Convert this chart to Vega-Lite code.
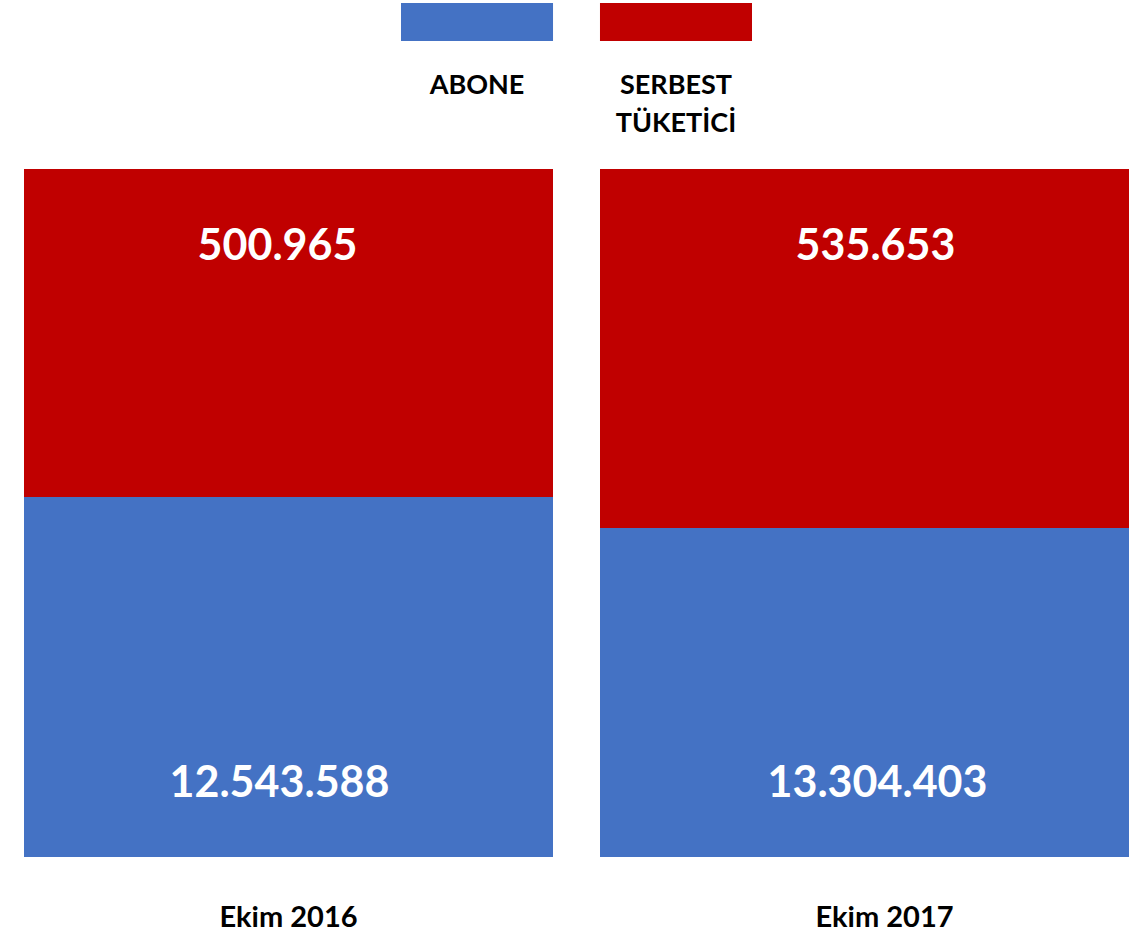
{
  "$schema": "https://vega.github.io/schema/vega-lite/v6.json",
  "padding": {"left": 24, "top": 3, "right": 0, "bottom": 0},
  "background": "white",
  "config": {
    "view": {"stroke": null},
    "font": "Lato",
    "locale": {"number": {"decimal": ",", "thousands": ".", "grouping": [3], "currency": ["₺", ""]}}
  },
  "datasets": {
    "d2016": [
      {"donem": "Ekim 2016", "seri": "ABONE", "deger": 12543588},
      {"donem": "Ekim 2016", "seri": "SERBEST TÜKETİCİ", "deger": 500965}
    ],
    "d2017": [
      {"donem": "Ekim 2017", "seri": "ABONE", "deger": 13304403},
      {"donem": "Ekim 2017", "seri": "SERBEST TÜKETİCİ", "deger": 535653}
    ],
    "seriler": [
      {"seri": "ABONE"},
      {"seri": "SERBEST TÜKETİCİ"}
    ]
  },
  "vconcat": [
    {
      "width": 1105,
      "height": 38,
      "data": {"name": "seriler"},
      "mark": {"type": "bar"},
      "encoding": {
        "x": {
          "field": "seri", "type": "nominal",
          "scale": {"domain": ["ABONE", "SERBEST TÜKETİCİ"], "range": [377, 728], "paddingInner": 0.236, "paddingOuter": 0},
          "axis": {
            "title": null, "orient": "bottom", "ticks": false, "domain": false, "labelAngle": 0,
            "labelFont": "Lato", "labelFontSize": 27, "labelFontWeight": "bold", "labelColor": "#000000",
            "labelPadding": 31, "labelExpr": "split(datum.label, ' ')", "labelLineHeight": 38, "labelLimit": 400
          }
        },
        "color": {
          "field": "seri", "type": "nominal",
          "scale": {"domain": ["ABONE", "SERBEST TÜKETİCİ"], "range": ["#4472C4", "#C00000"]},
          "legend": null
        }
      }
    },
    {
      "hconcat": [
        {
          "width": 529,
          "height": 688,
          "data": {"name": "d2016"},
          "layer": [
            {
              "mark": {"type": "bar", "clip": true},
              "encoding": {
                "x": {"field": "donem", "type": "nominal", "scale": {"paddingInner": 0, "paddingOuter": 0},
                  "axis": {"title": null, "ticks": false, "domain": false, "labelAngle": 0, "labelFont": "Lato", "labelFontSize": 29, "labelFontWeight": "bold", "labelColor": "#000000", "labelPadding": 46}},
                "y": {"field": "deger", "type": "quantitative", "stack": "zero", "scale": {"domain": [11993753, 13044553], "zero": false, "nice": false}, "axis": null},
                "color": {"field": "seri", "type": "nominal", "scale": {"domain": ["ABONE", "SERBEST TÜKETİCİ"], "range": ["#4472C4", "#C00000"]}, "legend": null},
                "order": {"field": "seri", "sort": "ascending"}
              }
            },
            {
              "transform": [{"filter": "datum.seri === 'SERBEST TÜKETİCİ'"}],
              "mark": {"type": "text", "color": "white", "font": "Lato", "fontSize": 43, "fontWeight": "bold", "baseline": "middle", "dy": 78, "dx": -11},
              "encoding": {
                "x": {"field": "donem", "type": "nominal"},
                "y": {"value": 0},
                "text": {"field": "deger", "type": "quantitative", "format": ","}
              }
            },
            {
              "transform": [{"filter": "datum.seri === 'ABONE'"}],
              "mark": {"type": "text", "color": "white", "font": "Lato", "fontSize": 43, "fontWeight": "bold", "baseline": "middle", "dy": -73, "dx": -9},
              "encoding": {
                "x": {"field": "donem", "type": "nominal"},
                "y": {"value": "height"},
                "text": {"field": "deger", "type": "quantitative", "format": ","}
              }
            }
          ]
        },
        {
          "width": 529,
          "height": 688,
          "data": {"name": "d2017"},
          "layer": [
            {
              "mark": {"type": "bar", "clip": true},
              "encoding": {
                "x": {"field": "donem", "type": "nominal", "scale": {"paddingInner": 0, "paddingOuter": 0},
                  "axis": {"title": null, "ticks": false, "domain": false, "labelAngle": 0, "labelFont": "Lato", "labelFontSize": 29, "labelFontWeight": "bold", "labelColor": "#000000", "labelPadding": 46, "labelOffset": 20}},
                "y": {"field": "deger", "type": "quantitative", "stack": "zero", "scale": {"domain": [12813512, 13840056], "zero": false, "nice": false}, "axis": null},
                "color": {"field": "seri", "type": "nominal", "scale": {"domain": ["ABONE", "SERBEST TÜKETİCİ"], "range": ["#4472C4", "#C00000"]}, "legend": null},
                "order": {"field": "seri", "sort": "ascending"}
              }
            },
            {
              "transform": [{"filter": "datum.seri === 'SERBEST TÜKETİCİ'"}],
              "mark": {"type": "text", "color": "white", "font": "Lato", "fontSize": 43, "fontWeight": "bold", "baseline": "middle", "dy": 78, "dx": 11},
              "encoding": {
                "x": {"field": "donem", "type": "nominal"},
                "y": {"value": 0},
                "text": {"field": "deger", "type": "quantitative", "format": ","}
              }
            },
            {
              "transform": [{"filter": "datum.seri === 'ABONE'"}],
              "mark": {"type": "text", "color": "white", "font": "Lato", "fontSize": 43, "fontWeight": "bold", "baseline": "middle", "dy": -73, "dx": 13},
              "encoding": {
                "x": {"field": "donem", "type": "nominal"},
                "y": {"value": "height"},
                "text": {"field": "deger", "type": "quantitative", "format": ","}
              }
            }
          ]
        }
      ],
      "spacing": 47,
      "resolve": {"scale": {"x": "independent", "y": "independent"}}
    }
  ],
  "spacing": 33
}
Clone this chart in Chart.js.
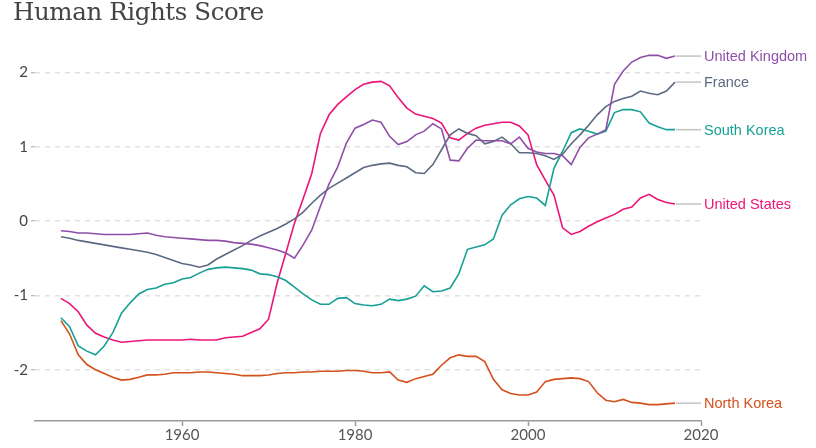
<!DOCTYPE html>
<html>
<head>
<meta charset="utf-8">
<script src="https://cdn.jsdelivr.net/npm/chart.js@4.4.1/dist/chart.umd.min.js"></script>
<style>
  html, body { margin: 0; padding: 0; background: #fff; }
  #wrap { position: relative; width: 816px; height: 448px; }
  #title {
    position: absolute; left: 13px; top: -3px; margin: 0;
    font: 400 24.5px "DejaVu Serif", serif; color: #444; letter-spacing: -0.4px;
  }
</style>
</head>
<body>
<div id="wrap">
  <h1 id="title">Human Rights Score</h1>
  <canvas id="chart"></canvas>
</div>
<script>
const years = [];
for (let y = 1946; y <= 2017; y++) years.push(y);

const xTicks = [1960, 1980, 2000, 2020];
const yTicks = [-2, -1, 0, 1, 2];

const unitedKingdom = [
  -0.13, -0.14, -0.16, -0.16, -0.17, -0.18, -0.18, -0.18, -0.18, -0.17,
  -0.16, -0.19, -0.21, -0.22, -0.23, -0.24, -0.25, -0.26, -0.26, -0.27,
  -0.29, -0.30, -0.31, -0.33, -0.36, -0.39, -0.43, -0.50, -0.32, -0.12,
  0.20, 0.50, 0.73, 1.05, 1.25, 1.30, 1.36, 1.33, 1.14, 1.03,
  1.07, 1.16, 1.21, 1.31, 1.24, 0.82, 0.81, 0.98, 1.09, 1.08,
  1.08, 1.08, 1.04, 1.13, 0.98, 0.93, 0.91, 0.91, 0.88, 0.76,
  0.99, 1.12, 1.17, 1.23, 1.84, 2.02, 2.14, 2.20, 2.23, 2.23,
  2.19, 2.22
];

const france = [
  -0.21, -0.23, -0.26, -0.28, -0.30, -0.32, -0.34, -0.36, -0.38, -0.40,
  -0.42, -0.45, -0.49, -0.53, -0.57, -0.59, -0.62, -0.59, -0.51, -0.45,
  -0.39, -0.33, -0.26, -0.20, -0.15, -0.10, -0.04, 0.03, 0.12, 0.24,
  0.35, 0.44, 0.51, 0.58, 0.65, 0.72, 0.75, 0.77, 0.78, 0.75,
  0.73, 0.65, 0.64, 0.76, 0.96, 1.16, 1.24, 1.18, 1.15, 1.04,
  1.07, 1.13, 1.04, 0.92, 0.92, 0.91, 0.88, 0.83, 0.90, 1.04,
  1.16, 1.29, 1.43, 1.54, 1.61, 1.65, 1.68, 1.75, 1.72, 1.70,
  1.75, 1.87
];

const southKorea = [
  -1.30, -1.42, -1.68, -1.75, -1.80, -1.68, -1.50, -1.24, -1.10, -0.98,
  -0.92, -0.90, -0.85, -0.83, -0.78, -0.76, -0.70, -0.65, -0.63, -0.62,
  -0.63, -0.64, -0.66, -0.71, -0.72, -0.75, -0.80, -0.89, -0.98, -1.06,
  -1.12, -1.12, -1.04, -1.03, -1.11, -1.13, -1.14, -1.12, -1.05, -1.07,
  -1.05, -1.01, -0.87, -0.95, -0.94, -0.90, -0.71, -0.38, -0.35, -0.32,
  -0.24, 0.08, 0.22, 0.30, 0.33, 0.31, 0.21, 0.71, 0.94, 1.19,
  1.24, 1.21, 1.17, 1.21, 1.46, 1.50, 1.50, 1.47, 1.32, 1.27,
  1.23, 1.23
];

const unitedStates = [
  -1.04, -1.11, -1.22, -1.40, -1.51, -1.56, -1.60, -1.63, -1.62, -1.61,
  -1.60, -1.60, -1.60, -1.60, -1.60, -1.59, -1.60, -1.60, -1.60, -1.57,
  -1.56, -1.55, -1.50, -1.45, -1.32, -0.83, -0.43, -0.03, 0.30, 0.64,
  1.18, 1.43, 1.57, 1.67, 1.77, 1.84, 1.87, 1.88, 1.82, 1.66,
  1.52, 1.44, 1.41, 1.38, 1.32, 1.12, 1.09, 1.18, 1.25, 1.29,
  1.31, 1.33, 1.33, 1.28, 1.16, 0.76, 0.55, 0.35, -0.09, -0.18,
  -0.14, -0.07, -0.01, 0.04, 0.09, 0.16, 0.19, 0.31, 0.36, 0.29,
  0.25, 0.23
];

const northKorea = [
  -1.34, -1.52, -1.80, -1.93, -2.00, -2.05, -2.10, -2.14, -2.13, -2.10,
  -2.07, -2.07, -2.06, -2.04, -2.04, -2.04, -2.03, -2.03, -2.04, -2.05,
  -2.06, -2.08, -2.08, -2.08, -2.07, -2.05, -2.04, -2.04, -2.03, -2.03,
  -2.02, -2.02, -2.02, -2.01, -2.01, -2.02, -2.04, -2.04, -2.03, -2.14,
  -2.17, -2.12, -2.09, -2.06, -1.94, -1.84, -1.80, -1.82, -1.82, -1.89,
  -2.13, -2.27, -2.32, -2.34, -2.34, -2.30, -2.16, -2.13, -2.12, -2.11,
  -2.12, -2.16, -2.31, -2.41, -2.43, -2.40, -2.44, -2.45, -2.47, -2.47,
  -2.46, -2.45
];

const seriesNames = ['United Kingdom', 'France', 'South Korea', 'United States', 'North Korea'];
const seriesValues = [unitedKingdom, france, southKorea, unitedStates, northKorea];
const seriesColors = ['#8e4fa8', '#5b6a82', '#17a096', '#ec1577', '#d4501c'];

function toPoints(values) {
  return values.map((v, i) => ({ x: years[i], y: v }));
}

// draws the grey leader line and the name at the end of each line
const endLabels = {
  id: 'endLabels',
  afterDatasetsDraw(chart) {
    const ctx = chart.ctx;
    const xs = chart.scales.x;
    const ys = chart.scales.y;
    ctx.save();
    chart.data.datasets.forEach((ds) => {
      const last = ds.data[ds.data.length - 1];
      const x0 = xs.getPixelForValue(last.x);
      const x1 = xs.getPixelForValue(2020);
      const y = ys.getPixelForValue(last.y);
      ctx.strokeStyle = '#c4c4c4';
      ctx.lineWidth = 1.5;
      ctx.beginPath();
      ctx.moveTo(x0 + 1, y);
      ctx.lineTo(x1, y);
      ctx.stroke();
      ctx.fillStyle = ds.borderColor;
      ctx.font = '14.5px "Liberation Sans", Arial, sans-serif';
      ctx.textBaseline = 'middle';
      ctx.textAlign = 'left';
      ctx.fillText(ds.label, x1 + 3, y + 1);
    });
    ctx.restore();
  }
};

const ctx = document.getElementById('chart').getContext('2d');
new Chart(ctx, {
  type: 'line',
  data: {
    datasets: seriesNames.map((name, i) => ({
      label: name,
      data: toPoints(seriesValues[i]),
      borderColor: seriesColors[i],
      backgroundColor: seriesColors[i],
      borderWidth: 1.6,
      pointRadius: 0,
      tension: 0,
      fill: false
    }))
  },
  options: {
    responsive: true,
    maintainAspectRatio: false,
    animation: false,
    layout: { padding: { top: 39, right: 115, left: 0, bottom: 0 } },
    plugins: {
      legend: { display: false },
      tooltip: { enabled: false }
    },
    scales: {
      x: {
        type: 'linear',
        min: 1943,
        max: 2020,
        afterBuildTicks: (scale) => { scale.ticks = xTicks.map(v => ({ value: v })); },
        afterFit: (scale) => { scale.height = 27; },
        border: { display: true, color: '#9a9a9a', width: 1.5 },
        grid: { drawOnChartArea: false, drawTicks: true, tickLength: 5, tickColor: '#9a9a9a', tickWidth: 1.5 },
        ticks: {
          padding: 0,
          color: '#555',
          font: { family: 'Lato', size: 15 },
          callback: (v) => String(v)
        }
      },
      y: {
        type: 'linear',
        min: -2.69,
        max: 2.45,
        afterBuildTicks: (scale) => { scale.ticks = yTicks.map(v => ({ value: v })); },
        afterFit: (scale) => { scale.width = 35; },
        border: { display: false, dash: [5, 5] },
        grid: {
          color: '#e2e2e2',
          lineWidth: 1.5,
          drawTicks: true,
          tickLength: 4,
          tickColor: '#a8a8a8',
          tickBorderDash: [],
          tickWidth: 1
        },
        ticks: {
          padding: 3,
          color: '#444',
          font: { family: 'Lato', size: 15 },
          callback: (v) => String(v)
        }
      }
    }
  },
  plugins: [endLabels]
});
</script>
</body>
</html>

^^^^^^^^

STATED EXERCISE:
From the records above, how many lines include the word "this"? Only the number is wanted.

EXERCISE SOLUTION:
2